Moralische Urteile sind Diskussionsstopper. Die Aussage: „Man darf einen Menschen nicht töten, nur weil man Lust darauf hat!“ braucht man nicht mehr weiter diskutieren. Sie können aber nur dann Diskussionsstopper sein, wenn sie den Anspruch der allgemeinen Gültigkeit erheben.

Trotz des Anspruchs der Allgemeingültigkeit wird man für die meisten moralischen Urteile zumindest 2 Menschen finden, die eine gegensätzliche Position vertreten. Denken Sie an Guantanamo. Viele Amerikaner halten Folter für erlaubt und notwendig, um einen weiteren Anschlag wie den auf das World Trade Center zu verhindern. Viele Europäer lehnen Folter auch in diesem Fall strikt ab.

Wir haben somit die paradoxe Situation, dass die Autorität moralischer Urteile auf ihrer vermeintlichen Allgemeingültigkeit beruht, während moralische Urteile wohl eher zu gesellschaftlich erwünschtem Verhalten ermutigen. Werte sind wohl eines der wichtigsten Mittel zur gegenseitigen Koordinierung des Lebens. Wir appellieren an sie, um etwas gemeinsam zu erreichen [7].

Unterschiedliche Berufsgruppen, ob niedergelassen oder im Krankenhaus tätig, haben etwas unterschiedliche Ziele und auch Werte. Die Fiktion der Allgemeingültigkeit ist nur erreichbar, wenn wir uns auf allgemein gesellschaftlich akzeptierte Ziele stützen.

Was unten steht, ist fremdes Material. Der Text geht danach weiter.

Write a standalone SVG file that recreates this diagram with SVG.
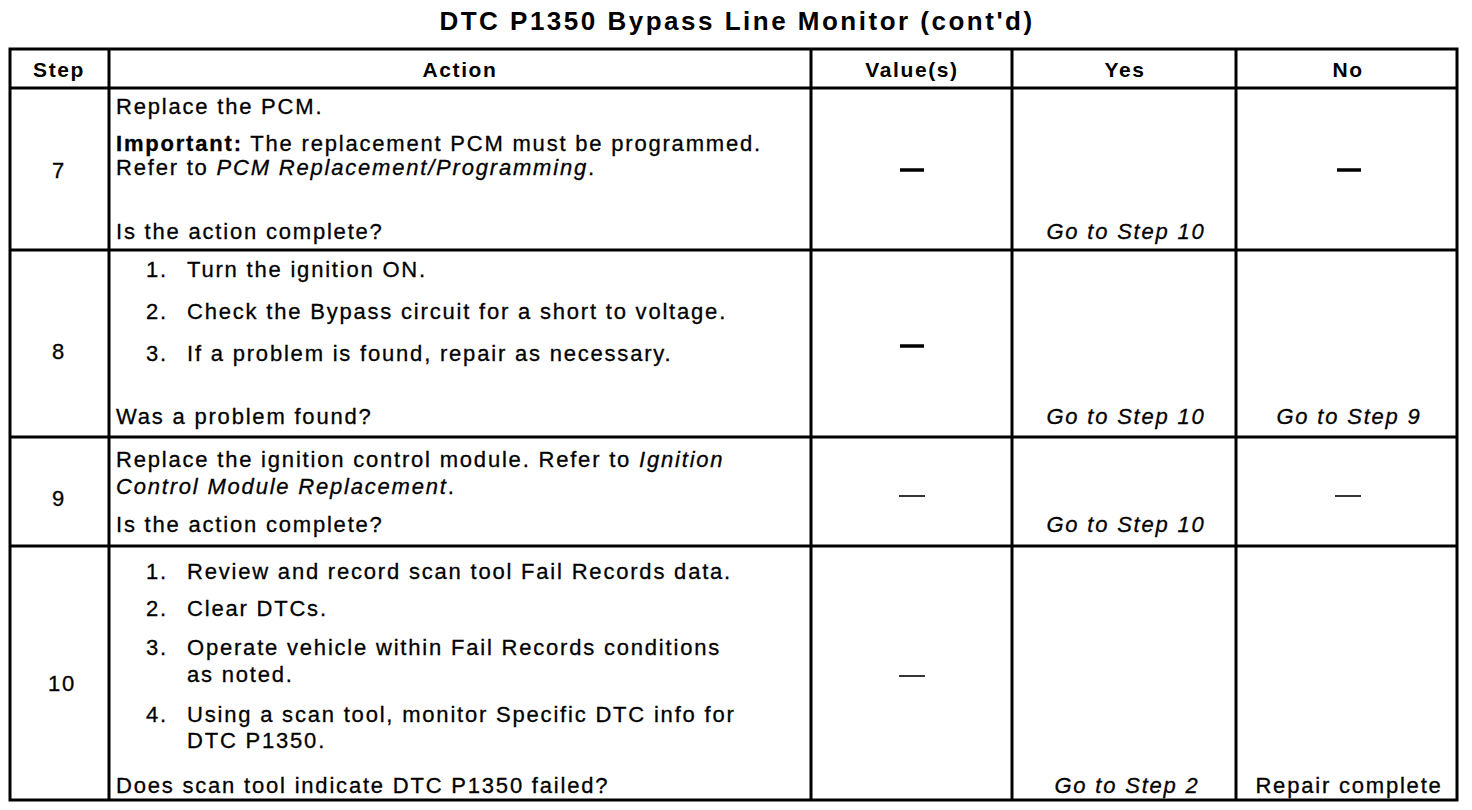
<svg xmlns="http://www.w3.org/2000/svg" width="1472" height="810" viewBox="0 0 1472 810">
<style>
text{font-family:"Liberation Sans",Arial,sans-serif;fill:#000}
.t{font-size:22px;letter-spacing:1.8px;stroke:#000;stroke-width:0.3}
.h{font-size:21px;font-weight:bold;letter-spacing:1.6px;text-anchor:middle}
.c{text-anchor:middle}
.i{font-style:italic}
.b{font-weight:bold}
.ttl{font-size:26px;font-weight:bold;letter-spacing:2.5px;text-anchor:middle}
.ln{stroke:#000;stroke-width:3;fill:none}
.dk{stroke:#000;stroke-width:3.5}
.dt{stroke:#000;stroke-width:1.6}
</style>
<rect width="1472" height="810" fill="#fff"/>
<text class="ttl" x="737" y="30">DTC P1350 Bypass Line Monitor (cont'd)</text>
<g id="grid">
<rect class="ln" x="10" y="49" width="1447" height="751"/>
<line class="ln" x1="10" y1="88" x2="1457" y2="88"/>
<line class="ln" x1="10" y1="250" x2="1457" y2="250"/>
<line class="ln" x1="10" y1="437" x2="1457" y2="437"/>
<line class="ln" x1="10" y1="546" x2="1457" y2="546"/>
<line class="ln" x1="109" y1="49" x2="109" y2="800"/>
<line class="ln" x1="811" y1="49" x2="811" y2="800"/>
<line class="ln" x1="1012" y1="49" x2="1012" y2="800"/>
<line class="ln" x1="1236" y1="49" x2="1236" y2="800"/>
</g>
<g id="header">
<text class="h" x="59" y="77">Step</text>
<text class="h" x="460" y="77">Action</text>
<text class="h" x="912" y="77">Value(s)</text>
<text class="h" x="1125" y="77">Yes</text>
<text class="h" x="1348" y="77">No</text>
</g>
<g id="step7">
<text class="t c" x="59" y="178">7</text>
<text class="t" x="116" y="114">Replace the PCM.</text>
<text class="t" x="116" y="151"><tspan class="b">Important:</tspan> The replacement PCM must be programmed.</text>
<text class="t" x="116" y="175">Refer to <tspan class="i">PCM Replacement/Programming</tspan>.</text>
<text class="t" x="116" y="239">Is the action complete?</text>
<line class="dk" x1="900" y1="170" x2="924" y2="170"/>
<text class="t i c" x="1126" y="239">Go to Step 10</text>
<line class="dk" x1="1337" y1="170" x2="1361" y2="170"/>
</g>
<g id="step8">
<text class="t c" x="59" y="359">8</text>
<text class="t" x="146" y="277">1.</text><text class="t" x="187" y="277">Turn the ignition ON.</text>
<text class="t" x="146" y="319">2.</text><text class="t" x="187" y="319">Check the Bypass circuit for a short to voltage.</text>
<text class="t" x="146" y="361">3.</text><text class="t" x="187" y="361">If a problem is found, repair as necessary.</text>
<text class="t" x="116" y="424">Was a problem found?</text>
<line class="dk" x1="900" y1="346" x2="924" y2="346"/>
<text class="t i c" x="1126" y="424">Go to Step 10</text>
<text class="t i c" x="1349" y="424">Go to Step 9</text>
</g>
<g id="step9">
<text class="t c" x="59" y="506">9</text>
<text class="t" x="116" y="467">Replace the ignition control module. Refer to <tspan class="i">Ignition</tspan></text>
<text class="t i" x="116" y="494">Control Module Replacement<tspan font-style="normal">.</tspan></text>
<text class="t" x="116" y="532">Is the action complete?</text>
<line class="dt" x1="899" y1="496" x2="925" y2="496"/>
<text class="t i c" x="1126" y="532">Go to Step 10</text>
<line class="dt" x1="1335" y1="496" x2="1361" y2="496"/>
</g>
<g id="step10">
<text class="t c" x="62" y="691">10</text>
<text class="t" x="146" y="579">1.</text><text class="t" x="187" y="579">Review and record scan tool Fail Records data.</text>
<text class="t" x="146" y="616">2.</text><text class="t" x="187" y="616">Clear DTCs.</text>
<text class="t" x="146" y="655">3.</text><text class="t" x="187" y="655">Operate vehicle within Fail Records conditions</text>
<text class="t" x="187" y="682">as noted.</text>
<text class="t" x="146" y="722">4.</text><text class="t" x="187" y="722">Using a scan tool, monitor Specific DTC info for</text>
<text class="t" x="187" y="748">DTC P1350.</text>
<text class="t" x="116" y="793">Does scan tool indicate DTC P1350 failed?</text>
<line class="dt" x1="899" y1="676" x2="925" y2="676"/>
<text class="t i c" x="1127" y="793">Go to Step 2</text>
<text class="t c" x="1349" y="793">Repair complete</text>
</g>
</svg>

Gehen wir von der Idee des mündigen Staatsbürgers aus, der für sich entscheiden kann, welche politische Partei er wählt, ob er Schulden macht, und welcher Behandlung er sich unterzieht. Es ist notwendig, dass er für seine Entscheidungen ausreichend informiert wird. So wie es dessen Einwilligung bedarf, um eine Operation durchzuführen, so ist es nur konsistent, dass wir unseren Patienten sagen müssen, wenn wir eine Placebo-äquivalente Behandlung durchführen.

Damit stehen wir aber vor einem Dilemma! Wir müssen sagen, dass wir eine Placebo-Behandlung empfehlen. Sagen wir dies, so gefährden wir den Erfolg der Behandlung!